Any pictures in the records below must be left out when you repeat the lines from the line containing "What matplotlib code" through the line containing "plt.rcParams['font.family'] = ['Liberation" exactly.
-- Data supplied start --
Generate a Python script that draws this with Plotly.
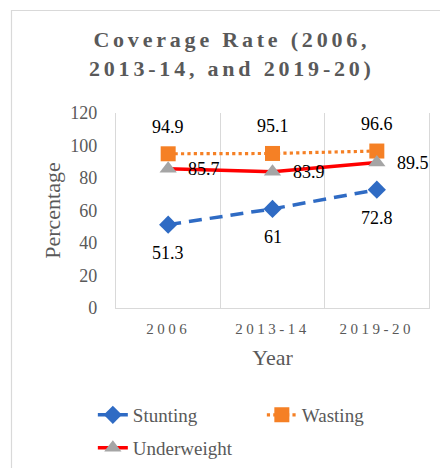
import plotly.graph_objects as go

# Survey rounds and indicator coverage (%)
years = ["2006", "2013-14", "2019-20"]
stunting = [51.3, 61, 72.8]
wasting = [94.9, 95.1, 96.6]
underweight = [85.7, 83.9, 89.5]
y_ticks = [0, 20, 40, 60, 80, 100, 120]

SERIF = "Liberation Serif"
GREY_TXT = "#595959"
GRID = "#d9d9d9"

fig = go.Figure()

fig.add_trace(go.Scatter(
    x=years, y=stunting, name="Stunting", mode="lines+markers",
    line=dict(color="#2f6bc4", width=3.5, dash="13px,8px"),
    marker=dict(symbol="diamond", size=14, color="#2f6bc4"),
    legend="legend",
))
fig.add_trace(go.Scatter(
    x=years, y=wasting, name="Wasting", mode="lines+markers",
    line=dict(color="#f58025", width=3.2, dash="dot"),
    marker=dict(symbol="square", size=15, color="#f58025"),
    legend="legend",
))
fig.add_trace(go.Scatter(
    x=years, y=underweight, name="Underweight", mode="lines+markers",
    line=dict(color="#ff0000", width=3.5),
    marker=dict(symbol="triangle-up", size=15, color="#a5a5a5"),
    legend="legend2",
))

# value labels: stunting below, wasting above, underweight to the right
# (category positions given by index so "2006" is not read as a number)
label_font = dict(family=SERIF, size=18, color="#000000")
for i, yv in enumerate(stunting):
    fig.add_annotation(x=i, y=yv, text=f"{yv:g}", showarrow=False,
                       yshift=-28, font=label_font)
for i, yv in enumerate(wasting):
    fig.add_annotation(x=i, y=yv, text=f"{yv:g}", showarrow=False,
                       yshift=27, font=label_font)
for i, yv in enumerate(underweight):
    fig.add_annotation(x=i, y=yv, text=f"{yv:g}", showarrow=False,
                       xshift=36, font=label_font)

# chart-area frame
fig.add_shape(type="rect", xref="paper", yref="paper",
              x0=-0.3339, x1=1.06, y0=-0.86, y1=1.5256,
              line=dict(color=GRID, width=1.2), fillcolor="rgba(0,0,0,0)",
              layer="below")

legend_font = dict(family=SERIF, size=19, color=GREY_TXT)

fig.update_layout(
    width=440, height=468,
    margin=dict(l=116, r=11, t=113, b=160, autoexpand=False),
    paper_bgcolor="white", plot_bgcolor="white",
    title=dict(
        text="Coverage Rate (2006,<br>2013-14, and 2019-20)",
        font=dict(family=SERIF, size=22, color=GREY_TXT, weight="bold"),
        x=0.527, xref="container", xanchor="center",
        y=1 - 47 / 468, yref="container", yanchor="top",
    ),
    xaxis=dict(
        type="category", range=[-0.5, 2.5],
        showgrid=True, gridcolor=GRID, gridwidth=1.3, tickson="boundaries",
        showline=True, linecolor=GRID, linewidth=1.3,
        ticks="", ticklabelstandoff=7,
        tickfont=dict(family=SERIF, size=15, color=GREY_TXT),
        title=dict(text="Year", standoff=13,
                   font=dict(family=SERIF, size=22, color=GREY_TXT)),
    ),
    yaxis=dict(
        range=[0, 120], tickvals=y_ticks, showgrid=False, zeroline=False,
        showline=True, mirror=True, linecolor=GRID, linewidth=1.3,
        ticks="", ticklabelstandoff=14,
        tickfont=dict(family=SERIF, size=18, color=GREY_TXT),
        title=dict(text="Percentage", standoff=3,
                   font=dict(family=SERIF, size=22, color=GREY_TXT)),
    ),
    legend=dict(
        orientation="h", x=-0.074, xanchor="left",
        y=(308 - 415) / 195, yanchor="middle",
        entrywidth=124, entrywidthmode="pixels",
        font=legend_font, bgcolor="rgba(0,0,0,0)",
    ),
    legend2=dict(
        orientation="h", x=-0.074, xanchor="left",
        y=(308 - 448) / 195, yanchor="middle",
        font=legend_font, bgcolor="rgba(0,0,0,0)",
    ),
    showlegend=True,
)

spacing_js = """
var gd = document.getElementById('{plot_id}');
function spreadLetters() {
  gd.querySelectorAll('.gtitle').forEach(function (t) {
    t.setAttribute('letter-spacing', '3.8px');
  });
  gd.querySelectorAll('.xtick text').forEach(function (t) {
    t.setAttribute('letter-spacing', '3.5px');
  });
}
spreadLetters();
gd.on('plotly_afterplot', spreadLetters);
"""

fig.write_html("out.html", post_script=spacing_js)
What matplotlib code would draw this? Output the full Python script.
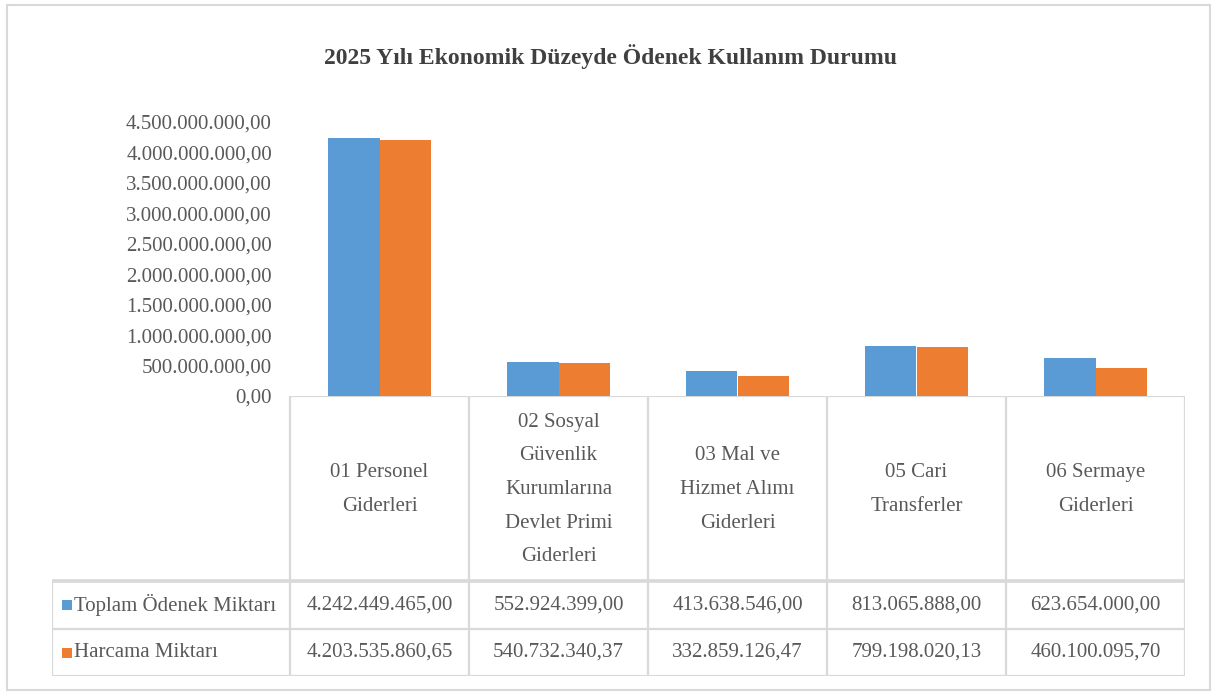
import numpy as np
from matplotlib import pyplot as plt
from matplotlib.patches import Rectangle

plt.rcParams['font.family'] = ['Liberation Serif', 'DejaVu Serif']

title = '2025 Yılı Ekonomik Düzeyde Ödenek Kullanım Durumu'
categories = ['01 Personel\nGiderleri',
              '02 Sosyal\nGüvenlik\nKurumlarına\nDevlet Primi\nGiderleri',
              '03 Mal ve\nHizmet Alımı\nGiderleri',
              '05 Cari\nTransferler',
              '06 Sermaye\nGiderleri']
series_names = ['Toplam Ödenek Miktarı', 'Harcama Miktarı']
toplam = [4242449465.00, 552924399.00, 413638546.00, 813065888.00, 623654000.00]
harcama = [4203535860.65, 540732340.37, 332859126.47, 799198020.13, 460100095.70]
yticks = np.arange(0, 4.5e9 + 1, 5e8)

colors = ['#5B9BD5', '#ED7D31']
txt = '#595959'
grid = '#d9d9d9'
W, H = 1213, 693


def tr(v):
    s = '{:,.2f}'.format(v)
    return s.replace(',', '#').replace('.', ',').replace('#', '.')


def fx(px):
    return px / W


def fy(py):
    return 1 - py / H


fig = plt.figure(figsize=(W / 100, H / 100), dpi=100)

# outer frame
fig.patches.append(Rectangle((fx(7), fy(690)), fx(1210) - fx(7), fy(5) - fy(690),
                             transform=fig.transFigure, fill=False,
                             edgecolor=grid, lw=1.5))

fig.text(fx(611), fy(57), title, ha='center', va='center', fontsize=17,
         fontweight='bold', color='#404040')

# bar axes
left, right, zero, top = 290, 1185, 396, 122
ax = fig.add_axes([fx(left), fy(zero), fx(right) - fx(left), fy(top) - fy(zero)])
x = np.arange(len(categories))
bw = 0.29
ax.bar(x - bw / 2, toplam, bw, color=colors[0])
ax.bar(x + bw / 2, harcama, bw, color=colors[1])
ax.set_xlim(-0.5, len(categories) - 0.5)
ax.set_ylim(0, 4.5e9)
ax.set_yticks(yticks)
ax.set_yticklabels([tr(v) for v in yticks], fontsize=15, color=txt)
ax.tick_params(axis='y', length=0, pad=13)
ax.set_xticks([])
for s in ax.spines.values():
    s.set_visible(False)

# data table axes
unit = (right - left) / len(categories)
tleft = 52
tab = fig.add_axes([fx(tleft), fy(676), fx(right) - fx(tleft), fy(zero) - fy(676)])
tab.set_xlim(-0.5 - (left - tleft) / unit, len(categories) - 0.5)
tab.set_ylim(676, zero)
tab.axis('off')
r1, r2, bot = 581, 629, 676
lx = -0.5 - (left - tleft) / unit
kw = dict(color=grid, lw=1.6, solid_capstyle='butt')
tab.plot([-0.5, len(categories) - 0.5], [zero, zero], **kw)
for yy in [r1, r2, bot]:
    tab.plot([lx, len(categories) - 0.5], [yy, yy], **kw)
tab.plot([lx, len(categories) - 0.5], [r1, r1], color=grid, lw=2.6,
         solid_capstyle='butt')
tab.plot([lx, lx], [r1, bot], **kw)
for i in range(len(categories) + 1):
    tab.plot([i - 0.5, i - 0.5], [zero, bot], **kw)

for i, c in enumerate(categories):
    tab.text(i, (zero + r1) / 2 + 1, c, ha='center', va='center', fontsize=15,
             color=txt, linespacing=2.05)
    tab.text(i, (r1 + r2) / 2, tr(toplam[i]), ha='center', va='center',
             fontsize=15, color=txt)
    tab.text(i, (r2 + bot) / 2, tr(harcama[i]), ha='center', va='center',
             fontsize=15, color=txt)

for j, (name, yc) in enumerate(zip(series_names, [(r1 + r2) / 2, (r2 + bot) / 2])):
    tab.add_patch(Rectangle((lx + 10 / unit, yc - 5), 10 / unit, 10,
                            color=colors[j], lw=0))
    tab.text(lx + 22 / unit, yc, name, ha='left', va='center', fontsize=15,
             color=txt)

fig.savefig('out.png', dpi=100)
-- Data supplied end --
:: Answer to this task ::
What matplotlib code would draw this? Output the full Python script.
import numpy as np
from matplotlib import pyplot as plt
from matplotlib.patches import Rectangle

plt.rcParams['font.family'] = ['Liberation Serif', 'DejaVu Serif']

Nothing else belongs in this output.